___ Supplied entries

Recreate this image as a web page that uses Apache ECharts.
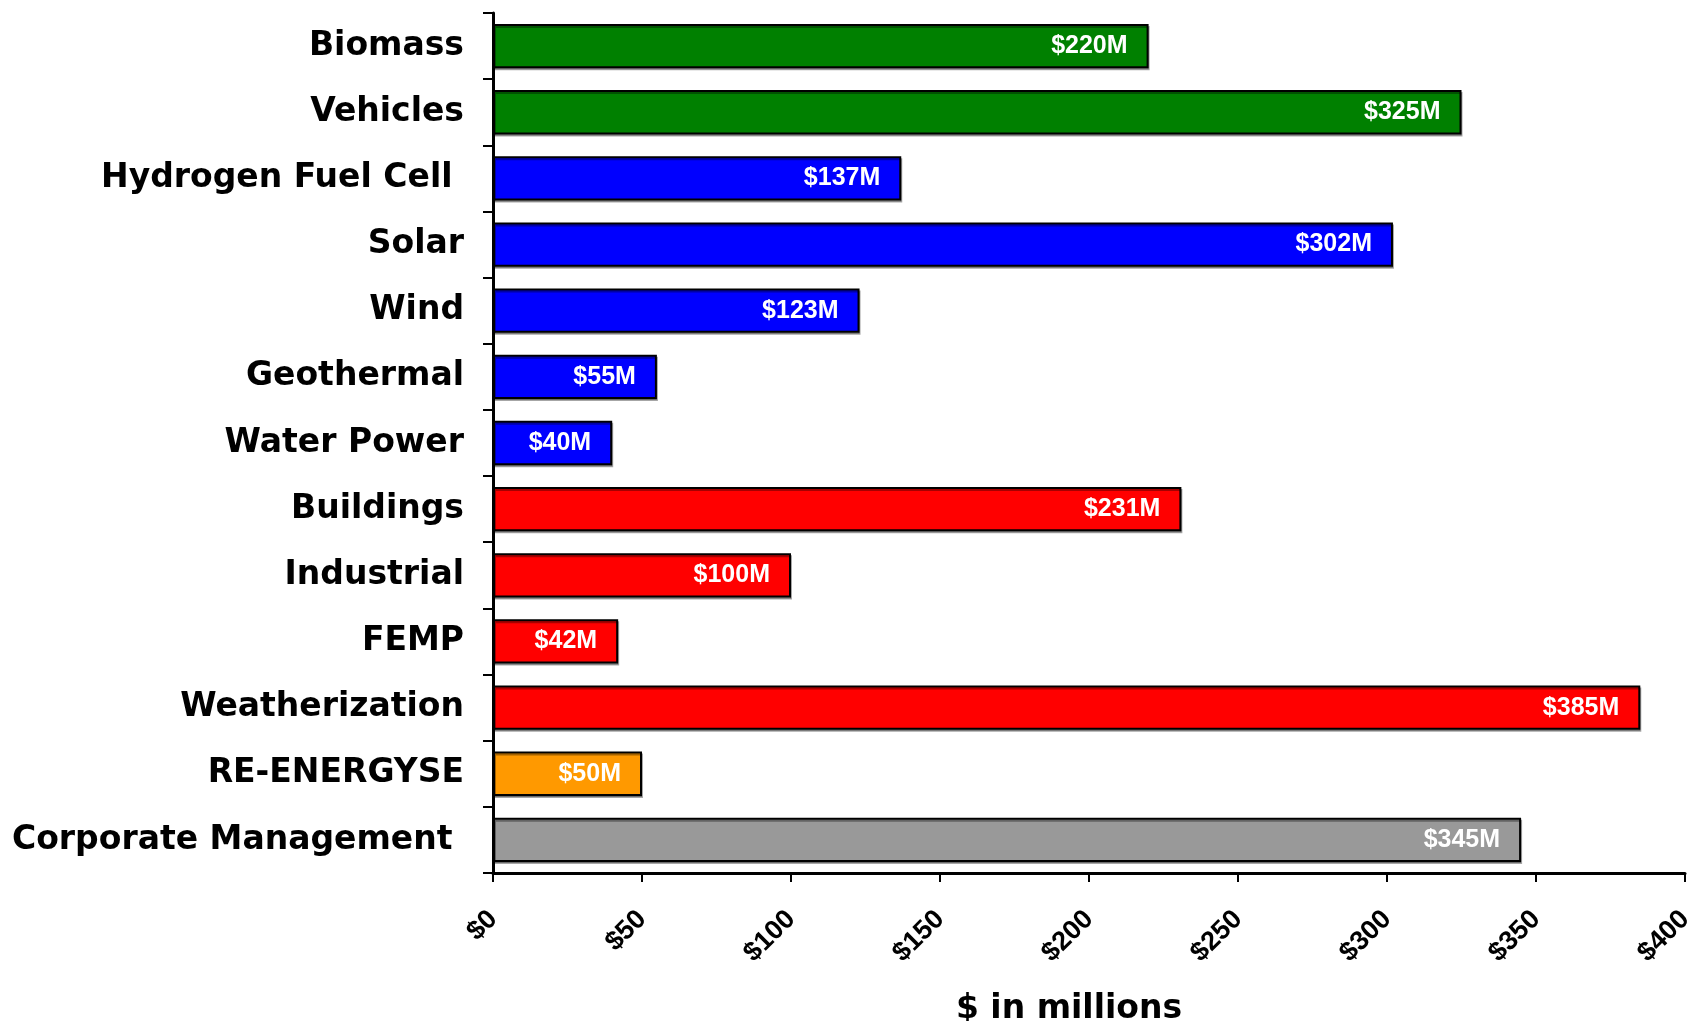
<!DOCTYPE html>
<html>
<head>
<meta charset="utf-8">
<script src="https://cdn.jsdelivr.net/npm/echarts@6/dist/echarts.min.js"></script>
<style>
html,body{margin:0;padding:0;background:#fff;}
#chart{width:1693px;height:1021px;}
</style>
</head>
<body>
<div id="chart"></div>
<script>
var categories = ['Biomass', 'Vehicles', 'Hydrogen Fuel Cell ', 'Solar', 'Wind', 'Geothermal', 'Water Power', 'Buildings', 'Industrial', 'FEMP', 'Weatherization', 'RE-ENERGYSE', 'Corporate Management '];
var values = [220, 325, 137, 302, 123, 55, 40, 231, 100, 42, 385, 50, 345];
var barColors = ['#008000', '#008000', '#0000FF', '#0000FF', '#0000FF', '#0000FF', '#0000FF', '#FF0000', '#FF0000', '#FF0000', '#FF0000', '#FF9900', '#999999'];
var xTicks = [0, 50, 100, 150, 200, 250, 300, 350, 400];

var FONT = 'DejaVu Sans';
var chart = echarts.init(document.getElementById('chart'), null, {renderer: 'canvas'});
chart.setOption({
  animation: false,
  backgroundColor: '#ffffff',
  grid: {left: 493, right: 8, top: 13, bottom: 148, containLabel: false, outerBoundsMode: 'none'},
  xAxis: {
    type: 'value',
    min: xTicks[0],
    max: xTicks[xTicks.length - 1],
    interval: xTicks[1] - xTicks[0],
    splitLine: {show: false},
    axisLine: {show: true, onZero: false, lineStyle: {color: '#000', width: 3}},
    axisTick: {show: true, length: 9, lineStyle: {color: '#000', width: 2}},
    axisLabel: {
      rotate: 45, margin: 42,
      fontFamily: 'Liberation Sans', fontWeight: 'bold', fontSize: 27, color: '#000',
      formatter: function (v) { return '$' + v; }
    },
    name: '$ in millions',
    nameLocation: 'middle',
    nameGap: 120,
    nameTextStyle: {fontFamily: FONT, fontWeight: 'bold', fontSize: 33, color: '#000', padding: [0, 40, 0, 0]}
  },
  yAxis: {
    type: 'category',
    data: categories,
    inverse: true,
    axisLine: {show: true, lineStyle: {color: '#000', width: 3}},
    axisTick: {show: true, length: 10, lineStyle: {color: '#000', width: 2}},
    axisLabel: {margin: 29, fontFamily: FONT, fontWeight: 'bold', fontSize: 33, color: '#000'}
  },
  series: [{
    type: 'bar',
    data: values.map(function (v, i) {
      return {value: v, itemStyle: {color: barColors[i]}};
    }),
    barCategoryGap: '33%',
    itemStyle: {borderColor: '#000', borderWidth: 2, shadowColor: 'rgba(0,0,0,0.35)', shadowOffsetY: 2, shadowOffsetX: 1, shadowBlur: 0},
    label: {
      show: true,
      position: 'insideRight',
      distance: 21,
      fontFamily: 'Liberation Sans',
      fontWeight: 'bold',
      fontSize: 25,
      color: '#fff',
      formatter: function (p) { return '$' + p.value + 'M'; }
    }
  }]
});
</script>
</body>
</html>
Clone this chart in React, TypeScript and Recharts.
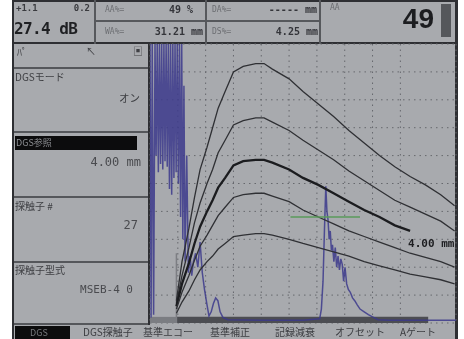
import { LineChart, Line, XAxis, YAxis, CartesianGrid, ReferenceLine, ReferenceArea } from "recharts";

// screen divisions (horizontal: 11 divisions of 10, vertical: % of screen height)
const GRID_X = [0, 10, 20, 30, 40, 50, 60, 70, 80, 90, 100, 110];
const GRID_Y = [0, 10, 20, 30, 40, 50, 60, 70, 80, 90, 100];

// DGS curves, sampled at the same depths
const DEPTH = [9.5, 11.5, 14, 16, 18, 20.5, 22.5, 24.5, 27, 30, 33.5, 38, 41, 44, 50, 55, 60.5, 66, 71.5, 77, 82.5, 88, 93.5, 99, 104.5, 109.5];
const CURVE_1 = [8, 22, 34, 45, 55, 63, 70, 77, 83, 90, 92, 93, 93, 91, 87.5, 83, 78.5, 74, 69, 64.5, 60, 56, 52.5, 49.5, 46, 42];
const CURVE_2 = [7, 17, 27, 36, 43, 50, 55, 61, 65.5, 71, 72.5, 73.5, 73.5, 72, 69, 65.5, 62, 58.5, 54.5, 51, 47.5, 44, 41.5, 39, 36.5, 33];
const CURVE_REF = [6, 14, 21.5, 28.5, 34.5, 40, 44, 48.5, 52, 56.5, 58, 58.5, 58.5, 57.5, 55, 52, 49.5, 46.5, 43.5, 40.5, 38, 35, 33];
const CURVE_4 = [5, 11, 17, 22.5, 27.5, 31.5, 35, 38.5, 41.5, 45, 46, 46.5, 46.5, 45.5, 43.5, 40.5, 38, 35.5, 33, 31, 29, 27, 25, 23.5, 22, 20];
const CURVE_5 = [3.5, 7.5, 11.5, 15.5, 19, 22, 24, 26.5, 28.5, 31, 31.5, 32, 32, 31.5, 30, 28.5, 27, 25.5, 24, 22, 20.5, 19, 17.5, 16.5, 15.5, 14];
const REF_LABEL = "4.00 mm";

// A-scan echo
const ECHO_X = [
  0, 0.4, 0.8, 1.3, 1.8, 2.2, 2.6, 3, 3.4, 3.8, 4.2, 4.6, 5, 5.4, 5.8, 6.2, 6.6, 7, 7.4, 7.8, 8.2, 8.6, 9, 9.4, 9.8, 10.2, 10.6, 11, 11.4, 11.8, 12.2, 12.6,
  13.2, 13.8, 14.4, 15, 15.6, 16.4, 17.2, 18, 18.8, 19.6, 20.4, 21.2, 22, 22.8, 23.6, 24.4, 25.2, 26.2, 28, 40, 55,
  61, 61.6, 62.2, 62.7, 63.2, 63.6, 64, 64.4, 64.8, 65.2, 65.6, 66.1, 66.6, 67.1, 67.6, 68.1, 68.6, 69.1, 69.6, 70.1, 70.7, 71.3, 72, 72.8, 73.6, 74.5, 75.5, 77, 78.5, 80, 82, 86, 110,
];
const ECHO_Y = [
  100, 2, 100, 3, 100, 60, 100, 54, 100, 57, 100, 55, 100, 58, 100, 56, 100, 48, 100, 46, 100, 52, 100, 54, 100, 50, 100, 38, 100, 30, 85, 22,
  60, 18, 24, 17, 22, 25, 20, 29, 18, 12, 7, 2.5, 4, 7, 9, 8, 4, 2, 1.2, 1, 1,
  1.5, 5, 15, 33, 49, 40, 37, 30, 33, 26, 28, 22, 27, 20, 24, 19, 23, 21, 15, 20, 14, 12, 11, 9, 8, 6.5, 5, 4, 3, 2.2, 1.2, 1, 1,
];

// gate A
const GATE_START = 50.5;
const GATE_END = 75.5;
const GATE_LEVEL = 38;
const MARKER_X = 9.5;
const MARKER_TOP = 25;

const MENU = ["DGS探触子", "基準エコー", "基準補正", "記録減衰", "オフセット", "Aゲート"];
const MENU_LEFT = [83, 143, 210, 275, 335, 400];

const toRows = (ys: number[]) => ys.map((y, i) => ({ x: DEPTH[i], y }));
const echoRows = ECHO_X.map((x, i) => ({ x, y: ECHO_Y[i] }));

const CURVE_COLOR = "#2f3034";
const BG = "#a8aaae";
const DARK = "#2e2f33";
const MONO = "'DejaVu Sans Mono', monospace";
const JP = "'Noto Sans CJK JP', sans-serif";

const box = (left: number, top: number, width: number, height: number, bg: string) => (
  <div style={{ position: "absolute", left, top, width, height, background: bg }} />
);

const txt = (text: string, style: React.CSSProperties) => (
  <div style={{ position: "absolute", whiteSpace: "nowrap", lineHeight: 1, ...style }}>{text}</div>
);

const RefLabel = (props: any) => {
  const { x, y, index } = props;
  if (index !== CURVE_REF.length - 1) return null;
  return (
    <text x={x - 2} y={y + 16} fontFamily={MONO} fontWeight="bold" fontSize={11} fill="#1d1e21">
      {REF_LABEL}
    </text>
  );
};

export default function App() {
  return (
    <div style={{ position: "absolute", left: 0, top: 0, width: 464, height: 339, background: "#fff", overflow: "hidden", filter: "blur(0.35px)" }}>
      {box(12, 0, 446, 339, BG)}
      {/* frame */}
      {box(12, 0, 446, 2, DARK)}
      {box(12, 0, 2, 339, DARK)}
      {box(455, 0, 3, 339, DARK)}
      {box(12, 42, 446, 2, DARK)}

      {/* header */}
      {box(94, 0, 2, 44, "#56585c")}
      {box(205, 0, 2, 44, "#56585c")}
      {box(319, 0, 2, 44, "#56585c")}
      {box(94, 20, 226, 2, "#56585c")}
      {txt("+1.1", { left: 16, top: 4, fontFamily: MONO, fontSize: 9, fontWeight: "bold", color: "#3a3b3f" })}
      {txt("0.2", { right: 464 - 90, top: 4, fontFamily: MONO, fontSize: 9, fontWeight: "bold", color: "#3a3b3f" })}
      {txt("27.4 dB", { left: 14, top: 21, fontFamily: MONO, fontSize: 16, fontWeight: "bold", letterSpacing: -0.6, color: "#1f2023" })}
      {txt("AA%=", { left: 105, top: 6, fontFamily: MONO, fontSize: 8, color: "#6c6e72" })}
      {txt("49 %", { right: 464 - 193, top: 5, fontFamily: MONO, fontSize: 10, fontWeight: "bold", color: "#34353a" })}
      {txt("WA%=", { left: 105, top: 28, fontFamily: MONO, fontSize: 8, color: "#6c6e72" })}
      {txt("31.21 mm", { right: 464 - 203, top: 27, fontFamily: MONO, fontSize: 10, fontWeight: "bold", color: "#34353a" })}
      {txt("DA%=", { left: 212, top: 6, fontFamily: MONO, fontSize: 8, color: "#6c6e72" })}
      {txt("----- mm", { right: 464 - 317, top: 5, fontFamily: MONO, fontSize: 10, fontWeight: "bold", color: "#34353a" })}
      {txt("DS%=", { left: 212, top: 28, fontFamily: MONO, fontSize: 8, color: "#6c6e72" })}
      {txt("4.25 mm", { right: 464 - 318, top: 27, fontFamily: MONO, fontSize: 10, fontWeight: "bold", color: "#34353a" })}
      {txt("AA", { left: 330, top: 4, fontFamily: MONO, fontSize: 8, color: "#6c6e72" })}
      {txt("49", { right: 464 - 434, top: 5, fontFamily: "'Liberation Sans', sans-serif", fontSize: 28, fontWeight: "bold", color: "#1c1d20" })}
      {box(441, 4, 10, 33, "#55575b")}

      {/* left panel */}
      {box(148, 44, 2, 281, DARK)}
      {box(14, 67, 134, 2, "#55575b")}
      {box(14, 131, 134, 2, "#55575b")}
      {box(14, 196, 134, 2, "#55575b")}
      {box(14, 261, 134, 2, "#55575b")}
      {box(14, 323, 134, 2, "#55575b")}
      {txt("ﾊﾟ", { left: 17, top: 47, fontFamily: JP, fontSize: 10, color: "#404145" })}
      {txt("↖", { left: 86, top: 46, fontFamily: JP, fontSize: 10, color: "#404145" })}
      {txt("▣", { left: 133, top: 46, fontFamily: JP, fontSize: 10, color: "#404145" })}
      {txt("DGSモード", { left: 15, top: 72, fontFamily: JP, fontSize: 10, color: "#3d3e42" })}
      {txt("オン", { right: 464 - 140, top: 93, fontFamily: JP, fontSize: 10.5, color: "#3d3e42" })}
      {box(15, 136, 122, 14, "#0c0c0d")}
      {txt("DGS参照", { left: 16, top: 138, fontFamily: JP, fontSize: 9, color: "#8d8f93" })}
      {txt("4.00 mm", { right: 464 - 141, top: 156, fontFamily: MONO, fontSize: 12, color: "#4a4b4f" })}
      {txt("探触子 #", { left: 15, top: 201, fontFamily: JP, fontSize: 10, color: "#3d3e42" })}
      {txt("27", { right: 464 - 138, top: 219, fontFamily: MONO, fontSize: 12, color: "#4a4b4f" })}
      {txt("探触子型式", { left: 15, top: 265, fontFamily: JP, fontSize: 10, color: "#3d3e42" })}
      {txt("MSEB-4 0", { right: 464 - 133, top: 284, fontFamily: MONO, fontSize: 11, color: "#4a4b4f" })}

      {/* menu bar */}
      {box(15, 326, 55, 13, "#0c0c0d")}
      {txt("DGS", { left: 30, top: 328, fontFamily: JP, fontSize: 9, color: "#77797d" })}
      {MENU.map((m, i) => (
        <div key={m}>{txt(m, { left: MENU_LEFT[i], top: 327, fontFamily: JP, fontSize: 10, color: "#3b3c40" })}</div>
      ))}

      <div style={{ position: "absolute", left: 0, top: 0 }}>
        <LineChart width={464} height={339} margin={{ top: 44, right: 8, bottom: 16, left: 150 }}>
          <XAxis type="number" dataKey="x" domain={[0, 110]} ticks={GRID_X} hide allowDataOverflow />
          <YAxis type="number" dataKey="y" domain={[0, 100]} ticks={GRID_Y} hide allowDataOverflow />
          <CartesianGrid stroke="#66686d" strokeDasharray="1.5 4" />
          <ReferenceArea x1={0} x2={MARKER_X} y1={0} y2={2.2} fill="#7b7d82" fillOpacity={1} stroke="none" />
          <ReferenceArea x1={MARKER_X} x2={100} y1={0} y2={2.2} fill="#4c4d52" fillOpacity={1} stroke="none" />
          <ReferenceLine segment={[{ x: MARKER_X, y: 0 }, { x: MARKER_X, y: MARKER_TOP }]} stroke="#7c7e83" strokeWidth={1.5} />
          <Line data={echoRows} dataKey="y" stroke="#3c3a8c" strokeWidth={1.5} strokeOpacity={0.85} dot={false} isAnimationActive={false} />
          <Line data={toRows(CURVE_1)} dataKey="y" stroke={CURVE_COLOR} strokeWidth={1.3} dot={false} isAnimationActive={false} />
          <Line data={toRows(CURVE_2)} dataKey="y" stroke={CURVE_COLOR} strokeWidth={1.3} dot={false} isAnimationActive={false} />
          <Line data={toRows(CURVE_REF)} dataKey="y" stroke="#1b1c1f" strokeWidth={2.3} dot={false} isAnimationActive={false} label={<RefLabel />} />
          <Line data={toRows(CURVE_4)} dataKey="y" stroke={CURVE_COLOR} strokeWidth={1.3} dot={false} isAnimationActive={false} />
          <Line data={toRows(CURVE_5)} dataKey="y" stroke={CURVE_COLOR} strokeWidth={1.3} dot={false} isAnimationActive={false} />
          <ReferenceLine segment={[{ x: GATE_START, y: GATE_LEVEL }, { x: GATE_END, y: GATE_LEVEL }]} stroke="#5a9a5a" strokeWidth={1.3} />
        </LineChart>
      </div>
    </div>
  );
}
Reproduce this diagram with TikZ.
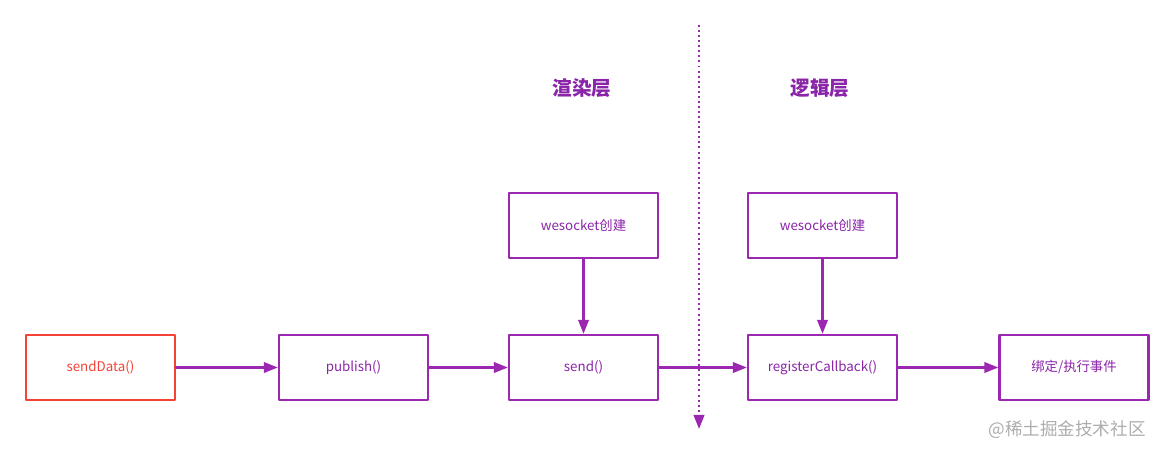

______

Task goal: Pictures excluded, repeat exactly the lines from the top of the material through the line with "300, 350, 400];", including both of those lines.

Correct output:
Recreate this image as a web page that uses Apache ECharts.
<!DOCTYPE html>
<html>
<head>
<meta charset="utf-8">
<script src="https://cdn.jsdelivr.net/npm/echarts@6/dist/echarts.min.js"></script>
<style>
html,body{margin:0;padding:0;background:#fff;}
#chart{width:1693px;height:1021px;}
</style>
</head>
<body>
<div id="chart"></div>
<script>
var categories = ['Biomass', 'Vehicles', 'Hydrogen Fuel Cell ', 'Solar', 'Wind', 'Geothermal', 'Water Power', 'Buildings', 'Industrial', 'FEMP', 'Weatherization', 'RE-ENERGYSE', 'Corporate Management '];
var values = [220, 325, 137, 302, 123, 55, 40, 231, 100, 42, 385, 50, 345];
var barColors = ['#008000', '#008000', '#0000FF', '#0000FF', '#0000FF', '#0000FF', '#0000FF', '#FF0000', '#FF0000', '#FF0000', '#FF0000', '#FF9900', '#999999'];
var xTicks = [0, 50, 100, 150, 200, 250, 300, 350, 400];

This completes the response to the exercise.